Now, I literally living my dream chance. It isn’t UNICEF, but so close, an international NGO that is one answer to the plight of children who are without parents. Between assisting them craft their position statements on adoption and spending half of September with the APRC group to draft a position paper on the North Korean Refugee Adoption Act of 2012, I realize my stand on adoption is gaining clarity. It isn’t so much whether adoption should or shouldn’t happen. That ship has sailed centuries ago. It is about when and how it should happen if we believe the child is the central focus, the client. Our definition of “child” and all he/she is entitled to keeps evolving, but I am glad that UNICEF hasn’t changed their perspective, or has it? This sentence caught my eye in particular – For individual children who cannot be cared for in a family setting in their country of origin, inter-country adoption may be the best permanent solution. I appreciate the choice of words here and can well imagine how many hours it took to craft such a sentence. What I am struck by is the contrast in perception that UNICEF is a major roadblock to international adoption. With a sentence like that, how can anyone believe all this venom is warranted? Furthermore, what is so wrong about a leading international organization, created to support families and protect children from exploitation, making a stand that adoption not be the main priority? Color me naive, but I am totally OK with UNICEF being there to be the stalwart bar set on how we prioritize adoption. As long as there are articles that read like this – The Evangelical Adoption Crusade , we need them to stay that way.
I thought I would post what UNICEF has on their site about their thoughts on inter-country adoption.
UNICEF’s position on Inter-country adoption
Since the 1960s, there has been an increase in the number of inter-country adoptions. Concurrent with this trend, there have been growing international efforts to ensure that adoptions are carried out in a transparent, non-exploitative, legal manner to the benefit of the children and families concerned. In some cases, however, adoptions have not been carried out in ways that served the best interest of the children — when the requirements and procedures in place were insufficient to prevent unethical practices. Systemic weaknesses persist and enable the sale and abduction of children, coercion or manipulation of birth parents, falsification of documents and bribery.
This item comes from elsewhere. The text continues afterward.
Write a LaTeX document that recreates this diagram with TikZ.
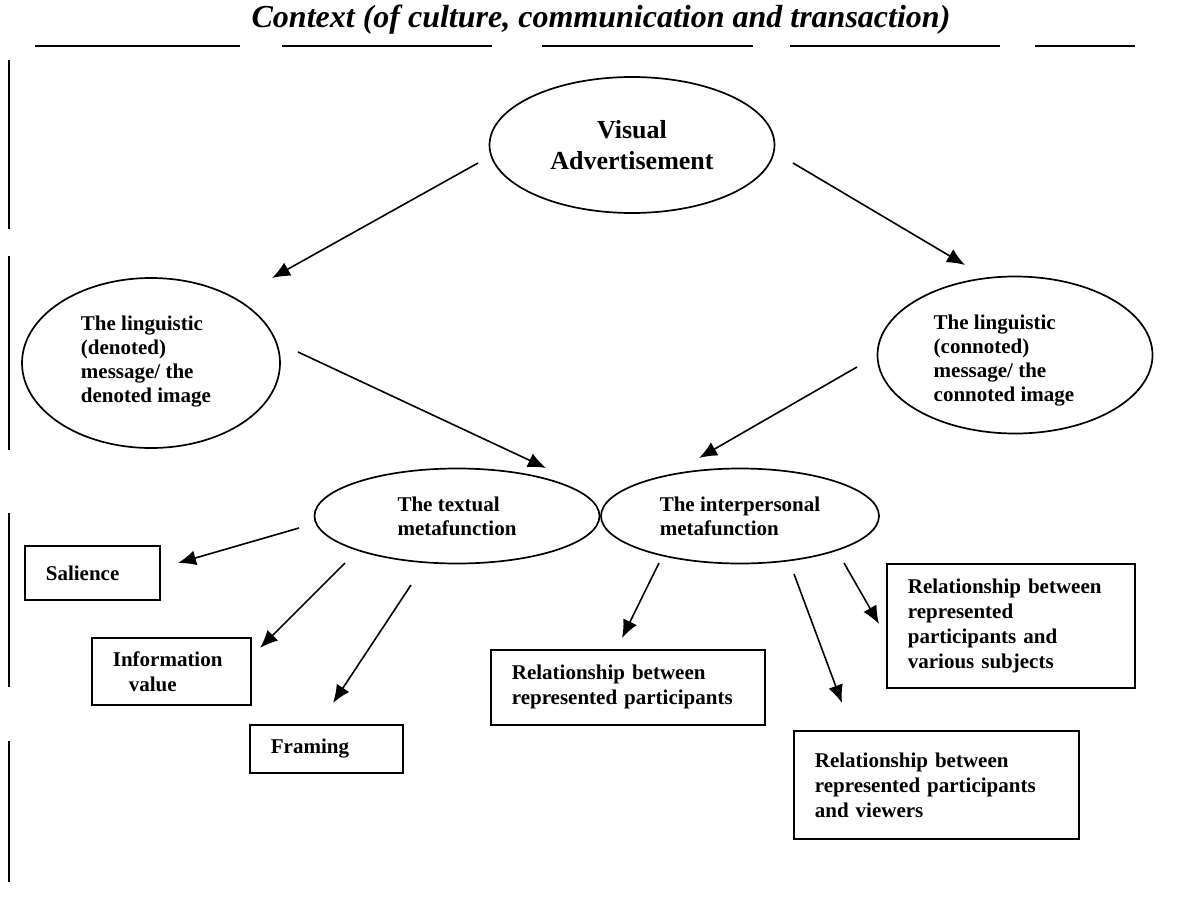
\documentclass[tikz,border=0pt]{standalone}
\usepackage{fontspec}
\setmainfont{Liberation Serif}
\usetikzlibrary{shapes.geometric}
\usetikzlibrary{arrows.meta}
\usetikzlibrary{positioning}

\tikzset{
oval/.style={draw,ellipse,line width=1.7pt,inner sep=0pt,font=\fontsize{21}{24}\selectfont\bfseries},
lbl/.style={align=left,inner sep=0pt,font=\fontsize{21}{24}\selectfont\bfseries},
bx/.style={draw,rectangle,line width=1.7pt,align=left,inner xsep=21pt,inner ysep=0pt,anchor=north west,font=\fontsize{21}{25}\selectfont\bfseries},
arr/.style={line width=1.6pt,-{Latex[length=18pt,width=15pt]}},
rule/.style={line width=2.2pt}
}

\begin{document}
\begin{tikzpicture}[x=1pt,y=-1pt]
\useasboundingbox (0,0) rectangle (1178,907);
\node[anchor=base,font=\fontsize{32}{32}\selectfont\bfseries\itshape] (ctx) at (601,28) {Context (of culture, communication and transaction)};
\draw[rule] (35,46) -- (240,46);
\draw[rule] (282,46) -- (492,46);
\draw[rule] (542,46) -- (753,46);
\draw[rule] (790,46) -- (1000,46);
\draw[rule] (1035,46) -- (1135,46);
\draw[rule] (9,60) -- (9,229);
\draw[rule] (9,256) -- (9,450);
\draw[rule] (9,513) -- (9,687);
\draw[rule] (9,741) -- (9,882);

\node[oval,align=center,minimum width=285pt,minimum height=136pt,font=\fontsize{26}{31}\selectfont\bfseries] (va) at (632,145) {Visual\\Advertisement};
\node[oval,minimum width=258pt,minimum height=170pt] (den) at (151,363) {};
\node[lbl] (den-lbl) at (146,362) {The linguistic\\(denoted)\\message/ the\\denoted image};
\node[oval,minimum width=275pt,minimum height=157pt] (con) at (1015,355) {};
\node[lbl] (con-lbl) at (1004,361) {The linguistic\\(connoted)\\message/ the\\connoted image};
\node[oval,align=left,minimum width=285pt,minimum height=95pt] (txt) at (457,516) {The textual\\metafunction};
\node[oval,align=left,minimum width=278pt,minimum height=95pt] (int) at (740,516) {The interpersonal\\metafunction};

\node[bx,text width=93pt,minimum height=54pt] (sal) at (24,545) {Salience};
\node[bx,text width=117pt,minimum height=67pt] (inf) at (91,637) {Information\\\hspace*{16pt}value};
\node[bx,text width=111pt,minimum height=48pt] (fra) at (249,724) {Framing};
\node[bx,text width=232pt,minimum height=75pt] (rp) at (490,649) {Relationship between\\represented participants};
\node[bx,text width=206pt,minimum height=124pt] (rs) at (886,563) {Relationship between\\represented\\participants and\\various subjects};
\node[bx,text width=243pt,minimum height=108pt] (rv) at (793,730) {Relationship between\\represented participants\\and viewers};

\coordinate (va-sw) at (478,163);
\coordinate (va-se) at (793,163);
\coordinate (den-ne) at (272,278);
\coordinate (den-e) at (298,352);
\coordinate (con-nw) at (965,265);
\coordinate (con-w) at (857,367);
\coordinate (txt-ne) at (546,468);
\coordinate (txt-w) at (299,528);
\coordinate (txt-sw) at (345,563);
\coordinate (txt-s) at (411,585);
\coordinate (int-n) at (699,458);
\coordinate (int-sw) at (659,563);
\coordinate (int-s) at (794,574);
\coordinate (int-se) at (844,563);
\coordinate (sal-e) at (178,563);
\coordinate (inf-ne) at (260,648);
\coordinate (fra-n) at (333,703);
\coordinate (rp-n) at (622,638);
\coordinate (rv-n) at (842,703);
\coordinate (rs-w) at (879,624);

\draw[arr] (va-sw) -- (den-ne);
\draw[arr] (va-se) -- (con-nw);
\draw[arr] (den-e) -- (txt-ne);
\draw[arr] (con-w) -- (int-n);
\draw[arr] (txt-w) -- (sal-e);
\draw[arr] (txt-sw) -- (inf-ne);
\draw[arr] (txt-s) -- (fra-n);
\draw[arr] (int-sw) -- (rp-n);
\draw[arr] (int-s) -- (rv-n);
\draw[arr] (int-se) -- (rs-w);
\end{tikzpicture}
\end{document}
The Convention on the Rights of the Child, which guides UNICEF’s work, clearly states that every child has the right to grow up in a family environment, to know and be cared for by her or his own family, whenever possible. Recognising this, and the value and importance of families in children’s lives, families needing assistance to care for their children have a right to receive it. When, despite this assistance, a child’s family is unavailable, unable or unwilling to care for her/him, then appropriate and stable family-based solutions should be sought to enable the child to grow up in a loving, caring and supportive environment.
Inter-country adoption is among the range of stable care options. For individual children who cannot be cared for in a family setting in their country of origin, inter-country adoption may be the best permanent solution.
UNICEF supports inter-country adoption, when pursued in conformity with the standards and principles of the 1993 Hague Convention on Protection of Children and Co-operation in Respect of Inter-country Adoptions – already ratified by more than 80 countries. This Convention is an important development for children, birth families and prospective foreign adopters. It sets out obligations for the authorities of countries from which children leave for adoption, and those that are receiving these children. The Convention is designed to ensure ethical and transparent processes. This international legislation gives paramount consideration to the best interests of the child and provides the framework for the practical application of the principles regarding inter-country adoption contained in the Convention on the Rights of the Child. These include ensuring that adoptions are authorised only by competent authorities, guided by informed consent of all concerned, that inter-country adoption enjoys the same safeguards and standards which apply in national adoptions, and that inter-country adoption does not result in improper financial gain for those involved in it. These provisions are meant first and foremost to protect children, but also have the positive effect of safeguarding the rights of their birth parents and providing assurance to prospective adoptive parents that their child has not been the subject of illegal practices.
The case of children separated from their families and communities during war or natural disasters merits special mention. Family tracing should be the first priority and inter-country adoption should only be envisaged for a child once these tracing efforts have proved fruitless, and stable in-country solutions are not available. This position is shared by UNICEF, UNHCR, the UN Committee on the Rights of the Child, the Hague Conference on Private International Law, the International Committee of the Red Cross, and international NGOs such as the Save the Children Alliance and International Social Service.
UNICEF offices around the world support the strengthening of child protection systems. We work with governments, UN partners and civil society to protect vulnerable families, to ensure that robust legal and policy frameworks are in place and to build capacity of the social welfare, justice and law enforcement sectors.
Most importantly, UNICEF focuses on preventing the underlying causes of child abuse, exploitation and violence.